- Ray Barone: [Ally runs into the room, giggling and carrying a big, black marker] Hey, where you going? What do you got there?
- Ally Barone: Mommy's pen.
- Debra Barone: Oh, whoa. That's my laundry marker! Honey, have you been drawing on the walls again?
- Ally Barone: [innocently] No I drew on Geoffrey.
- Debra Barone: You...
- Ray Barone: Oh.
- [She goes into the kitchen]
- Ray Barone: You drew on Geoffrey?
- Ally Barone: He asked me to.
- Debra Barone: Oh, my God.
- [Debra re-enters the living room carrying Geoffrey. Under his nose is black toothbrush mustache]
- Debra Barone: Bad news for Europe, Ray.
- Ray Barone: Just relax, all right? Just relax, I'll take care of it.
- [He grabs a tissue and starts wiping Geoffrey's face]
- Ray Barone: It's coming off. It's coming off. It's not coming off!
- Robert Barone: [at the funeral] Bride's side or groom's side?

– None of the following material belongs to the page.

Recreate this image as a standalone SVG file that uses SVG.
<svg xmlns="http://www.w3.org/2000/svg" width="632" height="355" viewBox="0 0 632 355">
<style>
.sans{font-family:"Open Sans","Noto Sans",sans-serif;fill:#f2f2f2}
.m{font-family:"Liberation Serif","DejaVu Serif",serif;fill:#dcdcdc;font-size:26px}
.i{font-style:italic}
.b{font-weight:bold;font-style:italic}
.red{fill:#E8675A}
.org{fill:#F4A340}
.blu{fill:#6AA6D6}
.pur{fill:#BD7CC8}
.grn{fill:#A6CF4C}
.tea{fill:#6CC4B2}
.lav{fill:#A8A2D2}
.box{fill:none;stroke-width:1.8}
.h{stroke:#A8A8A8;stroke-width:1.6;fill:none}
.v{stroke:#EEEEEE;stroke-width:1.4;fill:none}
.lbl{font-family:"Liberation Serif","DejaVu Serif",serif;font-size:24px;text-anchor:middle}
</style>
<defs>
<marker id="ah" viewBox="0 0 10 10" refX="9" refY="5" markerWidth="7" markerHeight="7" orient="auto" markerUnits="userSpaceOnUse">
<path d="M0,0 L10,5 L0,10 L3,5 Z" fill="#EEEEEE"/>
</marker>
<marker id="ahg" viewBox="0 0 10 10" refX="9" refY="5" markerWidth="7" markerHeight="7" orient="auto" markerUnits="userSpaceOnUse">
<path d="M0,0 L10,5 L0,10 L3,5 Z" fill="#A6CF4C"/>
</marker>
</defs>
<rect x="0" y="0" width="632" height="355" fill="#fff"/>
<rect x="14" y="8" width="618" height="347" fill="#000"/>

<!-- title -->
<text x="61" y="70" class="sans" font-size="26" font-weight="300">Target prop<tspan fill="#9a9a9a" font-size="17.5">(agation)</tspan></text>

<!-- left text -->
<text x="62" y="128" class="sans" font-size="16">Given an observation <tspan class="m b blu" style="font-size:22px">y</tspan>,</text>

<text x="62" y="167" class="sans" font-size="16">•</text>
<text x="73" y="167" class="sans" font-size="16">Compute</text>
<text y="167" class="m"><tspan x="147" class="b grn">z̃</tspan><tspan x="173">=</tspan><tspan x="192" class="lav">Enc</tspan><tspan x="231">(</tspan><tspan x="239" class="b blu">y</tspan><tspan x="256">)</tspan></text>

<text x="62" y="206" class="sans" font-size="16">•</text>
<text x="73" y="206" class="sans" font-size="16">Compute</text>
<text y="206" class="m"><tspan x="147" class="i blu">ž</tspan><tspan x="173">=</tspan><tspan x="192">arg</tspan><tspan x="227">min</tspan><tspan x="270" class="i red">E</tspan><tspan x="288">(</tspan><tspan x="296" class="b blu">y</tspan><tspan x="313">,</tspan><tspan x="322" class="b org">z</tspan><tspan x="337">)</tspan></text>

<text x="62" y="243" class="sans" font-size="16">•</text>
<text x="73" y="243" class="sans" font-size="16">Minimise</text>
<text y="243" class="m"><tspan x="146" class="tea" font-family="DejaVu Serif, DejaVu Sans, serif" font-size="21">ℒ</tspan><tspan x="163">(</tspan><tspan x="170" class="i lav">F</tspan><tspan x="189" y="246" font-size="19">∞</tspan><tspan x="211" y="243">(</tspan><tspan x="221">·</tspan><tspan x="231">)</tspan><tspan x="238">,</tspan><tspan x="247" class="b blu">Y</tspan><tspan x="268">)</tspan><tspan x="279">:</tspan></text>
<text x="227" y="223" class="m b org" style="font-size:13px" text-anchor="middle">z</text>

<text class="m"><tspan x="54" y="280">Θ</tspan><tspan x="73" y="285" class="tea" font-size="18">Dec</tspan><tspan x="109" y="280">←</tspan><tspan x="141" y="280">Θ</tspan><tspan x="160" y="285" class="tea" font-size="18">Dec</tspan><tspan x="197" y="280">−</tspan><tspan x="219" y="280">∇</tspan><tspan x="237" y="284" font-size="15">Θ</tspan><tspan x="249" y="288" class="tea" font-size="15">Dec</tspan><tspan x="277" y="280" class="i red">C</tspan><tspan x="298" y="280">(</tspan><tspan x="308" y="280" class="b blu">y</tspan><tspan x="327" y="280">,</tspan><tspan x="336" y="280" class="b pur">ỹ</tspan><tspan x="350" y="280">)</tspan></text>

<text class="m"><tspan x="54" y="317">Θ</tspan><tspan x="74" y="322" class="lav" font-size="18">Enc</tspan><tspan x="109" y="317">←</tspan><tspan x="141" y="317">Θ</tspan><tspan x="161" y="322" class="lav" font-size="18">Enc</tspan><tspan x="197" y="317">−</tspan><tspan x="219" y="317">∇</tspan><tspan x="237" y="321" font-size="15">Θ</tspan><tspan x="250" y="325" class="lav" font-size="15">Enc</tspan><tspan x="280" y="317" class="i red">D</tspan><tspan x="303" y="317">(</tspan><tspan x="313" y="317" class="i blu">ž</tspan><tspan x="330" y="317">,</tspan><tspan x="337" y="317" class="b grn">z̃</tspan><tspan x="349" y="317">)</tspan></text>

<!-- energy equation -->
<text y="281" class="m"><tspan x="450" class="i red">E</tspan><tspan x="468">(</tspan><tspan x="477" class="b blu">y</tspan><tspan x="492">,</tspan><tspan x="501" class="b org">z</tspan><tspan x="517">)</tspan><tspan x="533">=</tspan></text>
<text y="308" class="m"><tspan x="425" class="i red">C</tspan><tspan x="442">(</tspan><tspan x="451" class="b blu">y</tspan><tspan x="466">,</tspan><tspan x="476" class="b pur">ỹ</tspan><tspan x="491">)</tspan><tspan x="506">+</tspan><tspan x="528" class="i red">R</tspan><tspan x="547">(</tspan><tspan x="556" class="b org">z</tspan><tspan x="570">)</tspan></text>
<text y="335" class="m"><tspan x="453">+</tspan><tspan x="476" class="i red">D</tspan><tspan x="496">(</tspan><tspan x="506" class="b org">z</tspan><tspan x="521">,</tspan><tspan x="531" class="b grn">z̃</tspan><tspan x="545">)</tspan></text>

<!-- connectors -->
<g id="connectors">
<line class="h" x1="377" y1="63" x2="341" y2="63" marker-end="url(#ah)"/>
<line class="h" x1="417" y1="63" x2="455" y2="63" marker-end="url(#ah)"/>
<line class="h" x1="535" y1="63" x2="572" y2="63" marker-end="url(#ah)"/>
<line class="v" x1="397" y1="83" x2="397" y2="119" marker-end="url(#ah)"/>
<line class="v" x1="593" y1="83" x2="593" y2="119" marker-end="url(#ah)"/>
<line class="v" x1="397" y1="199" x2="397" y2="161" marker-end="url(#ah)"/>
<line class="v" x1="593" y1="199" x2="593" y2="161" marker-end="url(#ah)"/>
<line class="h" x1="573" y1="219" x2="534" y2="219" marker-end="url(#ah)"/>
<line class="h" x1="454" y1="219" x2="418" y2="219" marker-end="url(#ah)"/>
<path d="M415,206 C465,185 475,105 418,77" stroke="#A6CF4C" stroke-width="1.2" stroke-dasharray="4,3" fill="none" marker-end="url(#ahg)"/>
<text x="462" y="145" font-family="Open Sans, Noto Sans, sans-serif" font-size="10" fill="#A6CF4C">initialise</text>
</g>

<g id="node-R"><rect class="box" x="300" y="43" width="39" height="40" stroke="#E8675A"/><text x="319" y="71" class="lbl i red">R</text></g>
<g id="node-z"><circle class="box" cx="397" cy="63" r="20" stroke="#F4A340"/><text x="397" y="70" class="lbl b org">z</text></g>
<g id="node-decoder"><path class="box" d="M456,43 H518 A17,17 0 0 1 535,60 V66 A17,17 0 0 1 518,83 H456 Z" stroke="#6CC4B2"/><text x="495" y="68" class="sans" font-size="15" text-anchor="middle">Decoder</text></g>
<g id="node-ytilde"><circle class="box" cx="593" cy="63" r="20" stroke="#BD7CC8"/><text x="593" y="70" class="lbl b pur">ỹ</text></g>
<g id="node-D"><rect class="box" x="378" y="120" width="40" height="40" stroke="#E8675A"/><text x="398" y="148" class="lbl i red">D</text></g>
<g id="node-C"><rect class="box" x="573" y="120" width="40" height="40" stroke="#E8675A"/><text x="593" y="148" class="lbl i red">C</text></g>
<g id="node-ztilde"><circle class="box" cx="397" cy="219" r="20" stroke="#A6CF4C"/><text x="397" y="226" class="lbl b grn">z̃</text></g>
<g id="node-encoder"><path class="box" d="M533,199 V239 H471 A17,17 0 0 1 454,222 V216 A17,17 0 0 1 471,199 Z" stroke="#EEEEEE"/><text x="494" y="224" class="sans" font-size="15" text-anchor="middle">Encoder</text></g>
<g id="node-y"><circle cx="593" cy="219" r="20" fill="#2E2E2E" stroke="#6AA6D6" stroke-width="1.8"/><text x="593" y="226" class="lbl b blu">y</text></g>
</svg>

- [Ray silently stares at him]
- Robert Barone: I'm lightening the mood
- Debra Barone: I forgive you too, Aunt Alda
- Aunt Alda: For what, dear?
- Debra Barone: You know, the wedding.
- Aunt Alda: What do you mean, dear?
- Ray Barone: Oh, Debra, Debra.
- Debra Barone: All those complaints about where you wear seated, and nobody dancing, everybody going home early.
- Aunt Alda: Oh, that was because of the cheap food!
- Marie Barone: You never even sent a gift!
- Aunt Alda: My gift was that I came at all.
- Marie Barone: What kind of horse's ass gift is that?
- Aunt Alda: You'd be lucky to have a horse's ass.
- Frank Barone: You know your front door is locked?
- Ray Barone: Yeah. We thought it would keep out the bad people.